Given a voting game where $v(1),v(2),v(3) = 0, v(1,2)= \frac{1} {3}, v(2,3) = \frac{5} {6}$, $v(1,3)= \frac{1} {6}$ and $v(1,2,3) = 1$
I know the Shapely coefficients for a 3 player game, for $|s|=1, |s|=3$, the Shapely coefficient is $\frac{1} {3}$, for $|s|=2, \frac{1} {6}$. Now I calculate the Shapely values thus:
$SH_1 = \frac{1} {3} [0] + \frac{1} {6} [\frac{1}{3}-0]+\frac{1} {6} [\frac{1}{6}-0]+\frac{1} {3} [1 - \frac{5}{6}] = \frac{5}{36}$
$SH_2 = \frac{1} {3} [0] + \frac{1} {6} [\frac{1}{3}-0]+\frac{1} {6} [\frac{5}{6}-0]+\frac{1} {3} [1 - \frac{1}{6}] = \frac{17}{36}$
$SH_3 = \frac{1} {3} [0] + \frac{1} {6} [\frac{1}{6}-0]+\frac{1} {6} [\frac{5}{6}-0]+\frac{1} {3} [1 - \frac{1}{3}] = \frac{14}{36}$
And I note that $SH_1 + SH_2 + SH_3 = 1$.

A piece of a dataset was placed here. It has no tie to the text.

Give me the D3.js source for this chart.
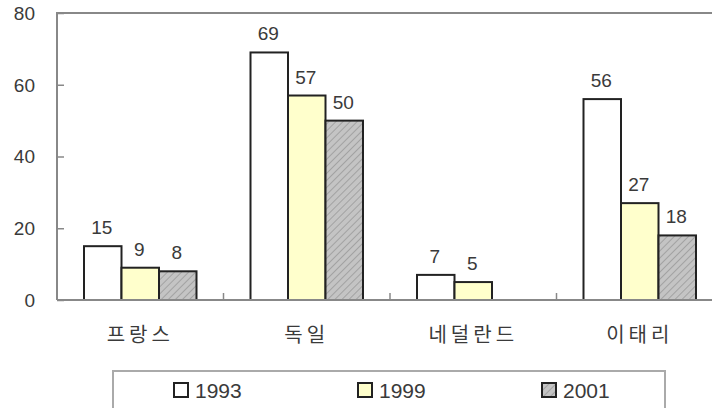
<!DOCTYPE html>
<html><head><meta charset="utf-8">
<script src="https://cdn.jsdelivr.net/npm/d3@7"></script>
<style>html,body{margin:0;padding:0;background:#fff;}svg{display:block;}</style>
</head><body>
<svg id="c" width="712" height="408"></svg>
<script>
const categories = ["프랑스", "독일", "네덜란드", "이태리"];
const seriesNames = ["1993", "1999", "2001"];
const values1993 = [15, 69, 7, 56];
const values1999 = [9, 57, 5, 27];
const values2001 = [8, 50, null, 18];
const yTicks = [0, 20, 40, 60, 80];

const seriesValues = [values1993, values1999, values2001];
const fills = ["#ffffff", "#ffffcc", "url(#hatch)"];

const svg = d3.select("#c");
const defs = svg.append("defs");
const pat = defs.append("pattern").attr("id", "hatch").attr("patternUnits", "userSpaceOnUse")
  .attr("width", 5).attr("height", 5).attr("patternTransform", "rotate(-45)");
pat.append("rect").attr("width", 5).attr("height", 5).attr("fill", "#c4c4c4");
pat.append("line").attr("x1", 0).attr("y1", 0).attr("x2", 5).attr("y2", 0)
  .attr("stroke", "#9a9a9a").attr("stroke-width", 1.6);

const pLeft = 57, pRight = 723, pTop = 13, pBottom = 300;
const y = d3.scaleLinear().domain([0, 80]).range([pBottom, pTop]);
const x0 = d3.scaleBand().domain(categories).range([pLeft, pRight]).paddingInner(0).paddingOuter(0);
const x1 = d3.scaleBand().domain(seriesNames).range([0, x0.bandwidth()]).paddingInner(0).paddingOuter(0.72);

const axisColor = "#888";
const textColor = "#3a3a3a";

// top border
svg.append("line").attr("x1", pLeft).attr("x2", 712).attr("y1", pTop).attr("y2", pTop)
  .attr("stroke", axisColor).attr("stroke-width", 2);

// y axis
const yAxis = d3.axisRight(y).tickValues(yTicks).tickSize(7).tickFormat("");
const gy = svg.append("g").attr("transform", `translate(${pLeft},0)`).call(yAxis);
gy.select(".domain").remove();
gy.selectAll(".tick line").attr("stroke", axisColor).attr("stroke-width", 1.5);
svg.append("line").attr("x1", pLeft).attr("x2", pLeft).attr("y1", pTop - 1).attr("y2", pBottom)
  .attr("stroke", axisColor).attr("stroke-width", 2);
svg.append("g").selectAll("text").data(yTicks).join("text")
  .attr("x", 35).attr("y", d => y(d)).attr("dy", "0.36em")
  .attr("text-anchor", "end").attr("fill", textColor)
  .style("font-family", "Arial, 'Liberation Sans', sans-serif").style("font-size", "19px")
  .text(d => d);

// bars
const rows = (c, i) => seriesNames.map((s, j) => ({s, j, v: seriesValues[j][i]})).filter(d => d.v != null);
const groups = svg.append("g").selectAll("g").data(categories).join("g")
  .attr("transform", d => `translate(${x0(d)},0)`);
groups.selectAll("rect").data(rows).join("rect")
  .attr("x", d => x1(d.s)).attr("width", x1.bandwidth())
  .attr("y", d => y(d.v)).attr("height", d => y(0) - y(d.v))
  .attr("fill", d => fills[d.j]).attr("stroke", "#222").attr("stroke-width", 2);
groups.selectAll("text").data(rows).join("text")
  .attr("x", d => x1(d.s) + x1.bandwidth() / 2 - 1).attr("y", d => y(d.v) - 12)
  .attr("text-anchor", "middle").attr("fill", textColor)
  .style("font-family", "Arial, 'Liberation Sans', sans-serif").style("font-size", "19px")
  .text(d => d.v);

// x axis baseline + ticks
svg.append("line").attr("x1", pLeft).attr("x2", 712).attr("y1", pBottom).attr("y2", pBottom)
  .attr("stroke", axisColor).attr("stroke-width", 2);
svg.append("g").selectAll("line").data(categories.slice(1)).join("line")
  .attr("x1", d => x0(d)).attr("x2", d => x0(d)).attr("y1", pBottom).attr("y2", pBottom - 7)
  .attr("stroke", axisColor).attr("stroke-width", 1.5);
svg.append("g").selectAll("text").data(categories).join("text")
  .attr("x", d => x0(d) + x0.bandwidth() / 2).attr("y", 342)
  .attr("text-anchor", "middle").attr("fill", textColor)
  .style("font-family", "'Noto Sans CJK KR', sans-serif").style("font-size", "20px")
  .style("letter-spacing", "4px")
  .text(d => d);

// legend
svg.append("rect").attr("x", 113).attr("y", 371).attr("width", 552).attr("height", 50)
  .attr("fill", "#fff").attr("stroke", "#aaa").attr("stroke-width", 2);
const lx = d3.scalePoint().domain(seriesNames).range([174, 542]);
const lg = svg.append("g").selectAll("g").data(seriesNames).join("g")
  .attr("transform", d => `translate(${lx(d)},383)`);
lg.append("rect").attr("width", 14).attr("height", 14)
  .attr("fill", (d, i) => fills[i]).attr("stroke", "#222").attr("stroke-width", 2);
lg.append("text").attr("x", 21).attr("y", 14.5).attr("fill", textColor)
  .style("font-family", "Arial, 'Liberation Sans', sans-serif").style("font-size", "21px")
  .text(d => d);
</script>
</body></html>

Now, what are the conditions for it to be in the core? $SH_1 > 0, SH_2 > 0, SH_3 > 0$ is one condition, I think. Any help would be appreciated, thanks!
To my mind, the most useful definition of the core is that an allocation is in the core if it is efficient and coalitionally rational (see Wikipedia). You've already noted that the allocation according to the Shapley values is efficient. It is clearly also coalitionally rational with respect to the empty coalition, all single-player coalitions and the grand coalition. So you just have to check that it's coalitionally rational with respect to the three two-player coalitions. This is indeed the case, since $v(1,2)\lt1-\textsf{SH}_3$, $v(2,3)\lt1-\textsf{SH}_1$ and $v(3,1)\lt1-\textsf{SH}_2$. Thus the allocation according to the Shapley values is in the core.